You don’t even know it’s happening.
But the other 20% may experience some discomfort in the abdomen or the back when ovulation occurs.
This is usually very mild and not painful.
5. THERE ARE NO PHYSICAL SIGNS TO HELP YOU TELL WHEN YOU’RE OVULATING
There are actually a number of changes that might happen in your body when you’re ovulating.
Some of them are easier to notice than others.
It’s difficult to know for sure whether you’re symptoms mean ovulation is happening, because most of them could be down to other causes as well.
If you pay attention to what’s going on with your body at around ovulation time every month you will probably start to get to know the signs.
Physical symptoms of ovulation can include a heightened sense of smell, sore breasts, very light spotting of blood, and even feeling more horny than usual!
For many women, the most obvious sign that they’re ovulating is a change in discharge or cervical mucus.
On the days leading up to ovulation you might start to notice a discharge that looks and feels like egg white.
It’s clear or white and and stretchy
The day that you have the most of this discharge is usually the day that you ovulate.
But don’t worry if you don’t notice any signs at all.
Not everyone has physical symptoms — and it doesn’t mean you haven’t ovulated.
6. YOU CAN’T GET PREGNANT STRAIGHT AFTER COMING OFF BIRTH CONTROL PILLS
If you’re trying to get pregnant and you’ve been taking birth control for a while, you might be disheartened when someone tells you it could take ages to conceive.
But don’t worry.
Although it can take time (especially if you’ve been on the Depo Shot), many women start ovulating normally and get pregnant within just a couple of months of stopping their birth control.
The length of time it’ll take to conceive varies from woman to woman.
You could have never taken birth control and take years to conceive; and you could have taken birth control for 10 years and then conceive quickly.
Equally, if you’re not trying to get pregnant, it’s important to know that you must start using alternative contraception, like condoms, as soon as you stop taking your birth control pills.
7. IF YOU OVULATE YOU CAN DEFINITELY GET PREGNANT
Ovulating every month does not necessarily mean that you can get pregnant.
There are several different factors involved in fertility, and lots of things that have to happen in order to conceive.
For example, as a women gets older she will continue to have a menstrual cycle and ovulate each month, but it becomes less and less likely that she will be able to conceive.

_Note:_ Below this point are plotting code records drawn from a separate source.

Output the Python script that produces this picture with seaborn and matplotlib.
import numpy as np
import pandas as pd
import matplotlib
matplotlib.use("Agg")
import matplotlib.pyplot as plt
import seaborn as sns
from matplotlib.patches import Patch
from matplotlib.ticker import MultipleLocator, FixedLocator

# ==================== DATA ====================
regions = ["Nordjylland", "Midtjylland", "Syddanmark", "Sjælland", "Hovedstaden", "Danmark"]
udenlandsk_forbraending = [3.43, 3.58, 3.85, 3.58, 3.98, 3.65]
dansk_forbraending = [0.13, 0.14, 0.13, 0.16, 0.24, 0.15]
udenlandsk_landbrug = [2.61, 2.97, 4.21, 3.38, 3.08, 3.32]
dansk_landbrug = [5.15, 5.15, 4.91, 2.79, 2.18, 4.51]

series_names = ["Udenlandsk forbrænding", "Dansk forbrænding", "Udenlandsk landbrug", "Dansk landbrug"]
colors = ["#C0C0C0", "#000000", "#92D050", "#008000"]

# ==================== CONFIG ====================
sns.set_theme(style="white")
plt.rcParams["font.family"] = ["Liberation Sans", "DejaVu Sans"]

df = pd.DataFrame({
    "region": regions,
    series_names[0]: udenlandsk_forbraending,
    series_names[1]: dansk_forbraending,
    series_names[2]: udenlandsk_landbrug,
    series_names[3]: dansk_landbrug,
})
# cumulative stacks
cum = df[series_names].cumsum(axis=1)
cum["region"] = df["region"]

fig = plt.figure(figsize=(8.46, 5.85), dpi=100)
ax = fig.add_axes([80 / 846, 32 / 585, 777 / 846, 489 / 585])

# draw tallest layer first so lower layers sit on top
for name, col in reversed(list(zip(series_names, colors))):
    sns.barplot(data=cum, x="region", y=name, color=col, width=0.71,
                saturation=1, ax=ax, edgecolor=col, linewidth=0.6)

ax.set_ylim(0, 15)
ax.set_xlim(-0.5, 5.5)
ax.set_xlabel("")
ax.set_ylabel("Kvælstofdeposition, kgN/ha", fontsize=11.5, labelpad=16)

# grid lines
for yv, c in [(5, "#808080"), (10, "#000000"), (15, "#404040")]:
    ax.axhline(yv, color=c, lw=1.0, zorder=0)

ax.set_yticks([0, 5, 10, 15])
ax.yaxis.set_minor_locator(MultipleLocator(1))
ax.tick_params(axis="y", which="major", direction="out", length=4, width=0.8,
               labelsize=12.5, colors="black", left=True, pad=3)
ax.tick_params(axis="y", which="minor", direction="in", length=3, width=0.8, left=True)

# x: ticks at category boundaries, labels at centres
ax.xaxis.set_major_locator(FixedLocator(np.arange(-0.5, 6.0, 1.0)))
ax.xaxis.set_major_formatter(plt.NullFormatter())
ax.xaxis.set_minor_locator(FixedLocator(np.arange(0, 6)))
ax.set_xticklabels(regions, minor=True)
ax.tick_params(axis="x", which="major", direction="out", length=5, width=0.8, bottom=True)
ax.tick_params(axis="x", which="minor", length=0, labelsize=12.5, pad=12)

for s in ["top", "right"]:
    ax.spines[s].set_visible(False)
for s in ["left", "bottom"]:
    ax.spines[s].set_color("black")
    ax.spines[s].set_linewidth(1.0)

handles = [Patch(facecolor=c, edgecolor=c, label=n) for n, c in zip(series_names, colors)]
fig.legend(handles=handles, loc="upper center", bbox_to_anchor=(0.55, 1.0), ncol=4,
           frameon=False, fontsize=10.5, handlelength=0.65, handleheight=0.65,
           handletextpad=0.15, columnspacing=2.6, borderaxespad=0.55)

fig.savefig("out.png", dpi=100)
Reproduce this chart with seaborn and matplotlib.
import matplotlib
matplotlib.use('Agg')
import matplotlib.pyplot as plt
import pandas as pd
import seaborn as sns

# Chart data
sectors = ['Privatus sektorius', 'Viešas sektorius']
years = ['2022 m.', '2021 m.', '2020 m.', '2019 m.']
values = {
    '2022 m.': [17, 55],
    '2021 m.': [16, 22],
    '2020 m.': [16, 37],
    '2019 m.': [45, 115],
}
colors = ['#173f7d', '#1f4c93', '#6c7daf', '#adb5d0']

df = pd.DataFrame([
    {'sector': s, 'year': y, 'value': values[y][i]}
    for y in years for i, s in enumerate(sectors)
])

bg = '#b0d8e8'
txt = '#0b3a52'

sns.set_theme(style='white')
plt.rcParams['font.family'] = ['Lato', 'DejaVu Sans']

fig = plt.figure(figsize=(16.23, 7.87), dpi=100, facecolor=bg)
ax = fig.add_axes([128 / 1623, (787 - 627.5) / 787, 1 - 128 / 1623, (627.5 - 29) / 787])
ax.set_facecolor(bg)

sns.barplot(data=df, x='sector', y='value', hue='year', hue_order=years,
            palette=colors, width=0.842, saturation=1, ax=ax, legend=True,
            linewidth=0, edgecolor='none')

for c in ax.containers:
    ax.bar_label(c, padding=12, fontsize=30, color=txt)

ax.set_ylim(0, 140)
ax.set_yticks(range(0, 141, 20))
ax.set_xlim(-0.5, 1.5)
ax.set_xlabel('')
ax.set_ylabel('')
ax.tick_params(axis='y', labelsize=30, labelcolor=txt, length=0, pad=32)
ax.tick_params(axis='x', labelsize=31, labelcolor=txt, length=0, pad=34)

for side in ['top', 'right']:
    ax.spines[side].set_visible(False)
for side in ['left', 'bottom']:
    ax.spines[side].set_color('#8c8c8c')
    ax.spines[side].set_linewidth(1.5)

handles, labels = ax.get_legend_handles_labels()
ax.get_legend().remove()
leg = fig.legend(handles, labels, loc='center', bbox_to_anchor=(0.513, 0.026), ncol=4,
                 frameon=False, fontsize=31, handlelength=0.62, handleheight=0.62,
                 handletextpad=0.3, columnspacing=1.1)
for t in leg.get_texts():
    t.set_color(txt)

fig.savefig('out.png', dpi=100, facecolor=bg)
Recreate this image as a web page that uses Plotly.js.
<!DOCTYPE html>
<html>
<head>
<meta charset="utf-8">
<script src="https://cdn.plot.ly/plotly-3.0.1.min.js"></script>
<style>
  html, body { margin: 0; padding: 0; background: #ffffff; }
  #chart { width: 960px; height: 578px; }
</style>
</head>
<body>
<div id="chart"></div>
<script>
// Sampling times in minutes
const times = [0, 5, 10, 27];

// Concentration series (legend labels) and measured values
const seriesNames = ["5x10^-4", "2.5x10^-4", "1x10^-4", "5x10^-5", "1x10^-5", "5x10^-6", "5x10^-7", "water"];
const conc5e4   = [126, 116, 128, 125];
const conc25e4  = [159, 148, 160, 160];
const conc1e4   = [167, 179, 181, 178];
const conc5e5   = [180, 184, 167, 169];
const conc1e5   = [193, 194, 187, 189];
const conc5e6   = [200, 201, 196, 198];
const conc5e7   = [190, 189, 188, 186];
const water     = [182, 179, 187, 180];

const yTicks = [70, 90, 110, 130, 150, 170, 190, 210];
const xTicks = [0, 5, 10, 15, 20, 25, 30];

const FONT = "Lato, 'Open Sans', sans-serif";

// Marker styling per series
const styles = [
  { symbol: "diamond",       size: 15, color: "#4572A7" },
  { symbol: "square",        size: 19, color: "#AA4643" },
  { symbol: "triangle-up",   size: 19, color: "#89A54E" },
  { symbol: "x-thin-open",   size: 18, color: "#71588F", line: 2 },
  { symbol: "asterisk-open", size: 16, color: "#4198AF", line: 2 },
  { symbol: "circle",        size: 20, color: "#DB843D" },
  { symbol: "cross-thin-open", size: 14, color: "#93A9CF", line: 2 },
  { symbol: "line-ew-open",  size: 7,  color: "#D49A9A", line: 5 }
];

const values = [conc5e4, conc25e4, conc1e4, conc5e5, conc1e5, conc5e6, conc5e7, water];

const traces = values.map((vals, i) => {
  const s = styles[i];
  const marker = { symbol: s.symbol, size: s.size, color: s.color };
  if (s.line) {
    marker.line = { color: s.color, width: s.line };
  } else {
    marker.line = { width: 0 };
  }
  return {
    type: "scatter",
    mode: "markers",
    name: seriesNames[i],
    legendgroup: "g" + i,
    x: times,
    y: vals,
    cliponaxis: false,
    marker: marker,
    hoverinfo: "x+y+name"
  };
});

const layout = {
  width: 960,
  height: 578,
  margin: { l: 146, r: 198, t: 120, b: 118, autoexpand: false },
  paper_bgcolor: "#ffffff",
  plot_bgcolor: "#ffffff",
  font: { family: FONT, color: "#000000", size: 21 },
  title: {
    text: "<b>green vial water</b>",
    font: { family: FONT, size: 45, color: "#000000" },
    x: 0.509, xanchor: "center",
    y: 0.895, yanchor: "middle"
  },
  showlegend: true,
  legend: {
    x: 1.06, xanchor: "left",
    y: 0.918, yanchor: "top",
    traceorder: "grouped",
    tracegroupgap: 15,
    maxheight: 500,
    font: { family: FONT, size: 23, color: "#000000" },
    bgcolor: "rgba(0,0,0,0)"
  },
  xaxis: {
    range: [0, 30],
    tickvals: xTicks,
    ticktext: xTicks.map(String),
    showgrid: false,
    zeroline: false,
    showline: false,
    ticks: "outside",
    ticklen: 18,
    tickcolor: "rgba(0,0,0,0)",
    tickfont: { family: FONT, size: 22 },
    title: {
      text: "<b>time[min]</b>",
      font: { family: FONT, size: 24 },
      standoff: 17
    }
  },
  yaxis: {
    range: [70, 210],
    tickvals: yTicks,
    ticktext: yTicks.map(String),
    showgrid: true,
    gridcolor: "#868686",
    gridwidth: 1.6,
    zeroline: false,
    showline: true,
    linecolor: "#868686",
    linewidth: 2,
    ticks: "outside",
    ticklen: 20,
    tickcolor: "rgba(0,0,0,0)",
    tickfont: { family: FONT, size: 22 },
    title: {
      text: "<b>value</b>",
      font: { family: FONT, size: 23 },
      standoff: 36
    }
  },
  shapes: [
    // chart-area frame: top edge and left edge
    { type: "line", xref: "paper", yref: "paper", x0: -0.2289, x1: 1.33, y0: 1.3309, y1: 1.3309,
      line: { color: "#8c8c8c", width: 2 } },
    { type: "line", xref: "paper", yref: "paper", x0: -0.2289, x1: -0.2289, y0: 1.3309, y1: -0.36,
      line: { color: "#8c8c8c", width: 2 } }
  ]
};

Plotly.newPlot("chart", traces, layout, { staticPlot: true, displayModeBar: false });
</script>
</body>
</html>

This is because the quality of the egg declines and physical systems involved in conception become less effective and prevent the egg from being fertilized.
8. YOU CAN’T GET PREGNANT RIGHT AFTER YOUR PERIOD
Because of the misconception that ovulation happens on the same day each month, or always happens on day 14 of your cycle, some people assume that you can’t get pregnant during your period or in the few days after it.
The truth is that it’s unlikely to happen, but not impossible.
If you have a shorter cycle one month, you will ovulate earlier.
This could mean that your 5-day fertile window starts just after your period.
Very occasionally that 5-day window might even start on the last day or two of your period itself.
So although there is less likelihood of becoming pregnant if you have unprotected sex during or just after your period, it’s not impossible.